Diğer taraftan iki gün önce İstanbul Ticaret Odası (İTO) tarafından açıklanan ve yüzde 1 artışa işaret eden İstanbul enflasyonunun, resmi enflasyon verisini öncüleme gücü sınırlı olsa da, yaydığı "acaba enflasyonda yukarı yönlü bir sürpriz olur mu?" endişelerinin gerçekleşmemesinin olumlu olduğunu dile getiren Kanlı, gıdanın gelecek dönemde de enflasyonun temel belirleyicisi olmaya devam edeğini ifade etti.

Kanlı, "Önümüzdeki dönemde gıda fiyatlarında sınırlı bir gevşeme görme ihtimalimiz olsa da gıda enflasyonunda belirgin bir düşüş için hububat ithalatına uygulanan vergide indirime gidilmesi gerek.
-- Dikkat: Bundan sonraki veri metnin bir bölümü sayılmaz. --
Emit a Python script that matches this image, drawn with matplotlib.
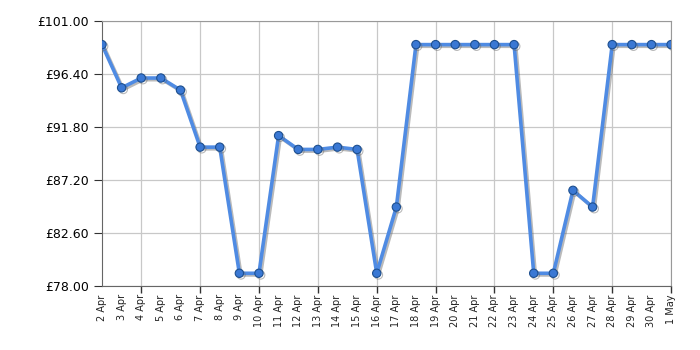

Ancak, hal reformu, tarım reformu, kooperatifleşmenin teşviki, bölgesel ürün çeşitliliğinin artırılması gibi yapısal değişimlerde yol kat etmediğimiz sürece önümüzdeki yıllarda da gıda fiyatları kaynaklı enflasyon oynaklığından söz etmeye devam ederiz" değerlendirmesinde bulundu.

Kanlı, enflasyonun mevcut yüksek seviyesinin sadece gıdadan kaynaklanmadığını, tüm alt kalemlerde yüksek enflasyonun söz konusu olduğuna dikkati çekti.

Temel alt kalem enflasyonlarının standart sapmasının son dönemin en düşük seviyesinde olduğunu kaydeden Kanlı, "Yani tüm alt kalemlerde yüksek enflasyon seviyeleri söz konusu. Bu veri TCMB'nin oyun planını değiştirmeyecektir. TCMB mevcut koşullarda politika faizini sabit tutacak, üst bantta sınırlı bir indirime daha gidecektir. Yılın sonunda, enflasyonun düşüş eğilimine girmesi ile son bir faiz indirimi için fırsat kollayacaktır. Tabi küresel konjonktür buna izin verirse" değerlendirmesini yaptı.